Noted Sitar and Surbahar player Ustad Imrat Khan has turned down the Padma Shri award as he believes it comes "too late" and is not "parallel" to his "worldwide reputation and contributions".
Imrat, 82, said he has mixed feelings about getting a Padma Shri when his "juniors" have already received the Padma Bhushan.
"At the last moments of my life at the age of 82 the Government of India has chosen to recognize me with the Padma Shri award.
"While I acknowledge the good intentions behind this move; I have mixed feelings about it without holding any prejudice, to the purpose of this award which comes perhaps many decades late - while my juniors receive the Padma Bhushan," he said in a response to Indian Consulate in Chicago who had contacted him after the announcement on the eve of the Republic Day.
Imrat, who lives in St Louis, says he made great contributions to propagating Indian classical music worldwide, particularly the Sitar and his ancestral Surbahar.
Having performed with stalwarts like his older brother Ustad Vilayat Khan, Ustad Bismillah Khan, Ustad Amedjan Thirakwa Khan and Pandit VG Jog, Imrat says he does not want to compromise by accepting Padma Shree.
"My music has been the center stage of my life and I have put it on the highest pedestal with a lifetime of devotion to its art refusing any form of corruption to its form and essence.

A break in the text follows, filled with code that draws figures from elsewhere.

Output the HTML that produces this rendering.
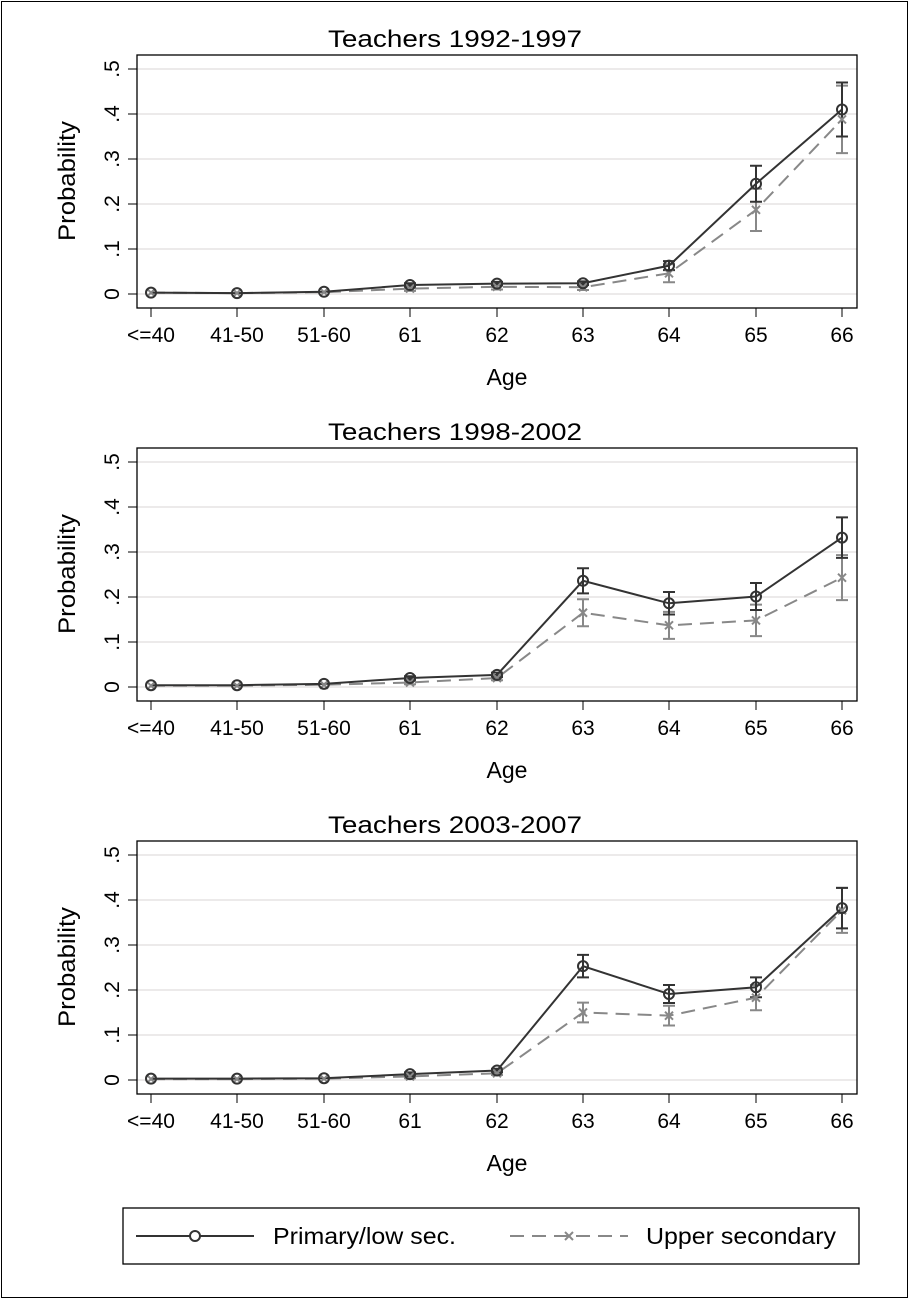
<!DOCTYPE html>
<html><head><meta charset="utf-8"><style>
html,body{margin:0;padding:0;background:#fff}
svg{display:block}
text{font-family:"Liberation Sans",Arial,sans-serif;fill:#000}
</style></head><body>
<svg id="s" width="909" height="1299" viewBox="0 0 909 1299" xmlns="http://www.w3.org/2000/svg">
<rect x="1.5" y="1.5" width="906" height="1296" fill="#fff" stroke="#000" stroke-width="1"/>
</svg>
<script>
const s=document.getElementById('s');let h='';
const xs=[151,237,324,410,497,583,669,756,842];
const labs=['<=40','41-50','51-60','61','62','63','64','65','66'];
const P=[
{t:'Teachers 1992-1997',
a:[.003,.002,.005,.02,.023,.024,.063,.245,.41],ae:[0,0,0,.004,.004,.004,.01,.04,.06],
b:[.003,.002,.004,.012,.016,.015,.046,.187,.388],be:[0,0,0,.005,.006,.006,.02,.047,.075]},
{t:'Teachers 1998-2002',
a:[.004,.004,.007,.02,.027,.236,.186,.201,.332],ae:[0,0,0,.004,.005,.028,.025,.03,.045],
b:[.003,.003,.005,.01,.02,.165,.137,.148,.243],be:[0,0,0,.004,.005,.03,.03,.035,.05]},
{t:'Teachers 2003-2007',
a:[.003,.003,.004,.013,.021,.253,.191,.206,.382],ae:[0,0,0,.004,.004,.025,.02,.022,.045],
b:[.002,.002,.003,.008,.015,.15,.143,.183,.377],be:[0,0,0,.004,.004,.022,.022,.028,.05]}];
P.forEach((p,k)=>{
 const o=k*393, y0=294+o, Y=v=>y0-v*450;
 h+=`<text x="455" y="${47+o}" font-size="24" text-anchor="middle" textLength="254" lengthAdjust="spacingAndGlyphs">${p.t}</text>`;
 for(let i=0;i<=5;i++){const y=Y(i/10);
  h+=`<line x1="137" x2="857" y1="${y}" y2="${y}" stroke="#e6e3e3" stroke-width="1.5"/>`;
  h+=`<line x1="128" x2="137" y1="${y}" y2="${y}" stroke="#000"/>`;
  h+=`<text transform="translate(119,${y}) rotate(-90)" font-size="21" text-anchor="middle">${i==0?'0':'.'+i}</text>`;}
 h+=`<rect x="137" y="${55+o}" width="720" height="253" fill="none" stroke="#000" stroke-width="1.3"/>`;
 xs.forEach((x,i)=>{h+=`<line x1="${x}" x2="${x}" y1="${308+o}" y2="${317+o}" stroke="#000"/>`;
  h+=`<text x="${x}" y="${342+o}" font-size="21" text-anchor="middle">${labs[i].replace('<','&lt;')}</text>`;});
 h+=`<text x="507" y="${385+o}" font-size="23" text-anchor="middle">Age</text>`;
 h+=`<text transform="translate(75,${181+o}) rotate(-90)" font-size="24" text-anchor="middle" textLength="120" lengthAdjust="spacingAndGlyphs">Probability</text>`;
 const err=(v,e,c)=>{xs.forEach((x,i)=>{if(!e[i])return;const a=Y(v[i]+e[i]),b=Y(v[i]-e[i]);
  h+=`<path d="M${x} ${a}V${b}M${x-6} ${a}h12M${x-6} ${b}h12" stroke="${c}" stroke-width="2" fill="none"/>`;});};
 err(p.b,p.be,'#888');err(p.a,p.ae,'#333');
 h+=`<polyline points="${xs.map((x,i)=>x+','+Y(p.b[i])).join(' ')}" fill="none" stroke="#888" stroke-width="2" stroke-dasharray="14,8"/>`;
 h+=`<polyline points="${xs.map((x,i)=>x+','+Y(p.a[i])).join(' ')}" fill="none" stroke="#333" stroke-width="2"/>`;
 xs.forEach((x,i)=>{const y=Y(p.b[i]);h+=`<path d="M${x-4} ${y-4}l8 8M${x+4} ${y-4}l-8 8" stroke="#888" stroke-width="2"/>`;
  h+=`<circle cx="${x}" cy="${Y(p.a[i])}" r="5" fill="none" stroke="#333" stroke-width="2"/>`;});
});
h+=`<rect x="123" y="1208" width="736" height="56" fill="#fff" stroke="#000" stroke-width="1.3"/>`;
h+=`<line x1="136" x2="254" y1="1236" y2="1236" stroke="#333" stroke-width="2"/><circle cx="195" cy="1236" r="5" fill="#fff" stroke="#333" stroke-width="2"/>`;
h+=`<text x="273" y="1244" font-size="23" textLength="183" lengthAdjust="spacingAndGlyphs">Primary/low sec.</text>`;
h+=`<line x1="510" x2="628" y1="1236" y2="1236" stroke="#888" stroke-width="2" stroke-dasharray="14,8"/><path d="M565 1232l8 8M573 1232l-8 8" stroke="#888" stroke-width="2"/>`;
h+=`<text x="646" y="1244" font-size="23" textLength="190" lengthAdjust="spacingAndGlyphs">Upper secondary</text>`;
s.insertAdjacentHTML('beforeend',h);
</script>
</body></html>
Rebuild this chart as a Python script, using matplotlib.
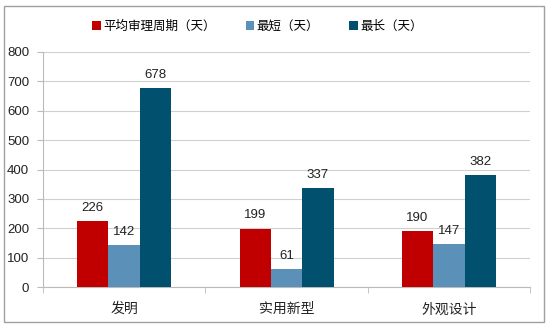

"I do not expect at this moment in my life that my devotion and contributions be diminished to a level lower than my followers, students and sons - by age or reputation.
"I have never compromised in my life. Why should I compromise now when this award presented to me is not parallel to my worldwide reputation and contributions in the name of the pure arts and culture of India?," he said.
The artiste claims that declining the Padma Shri is not a matter of self-aggrandizement but "an issue of propriety".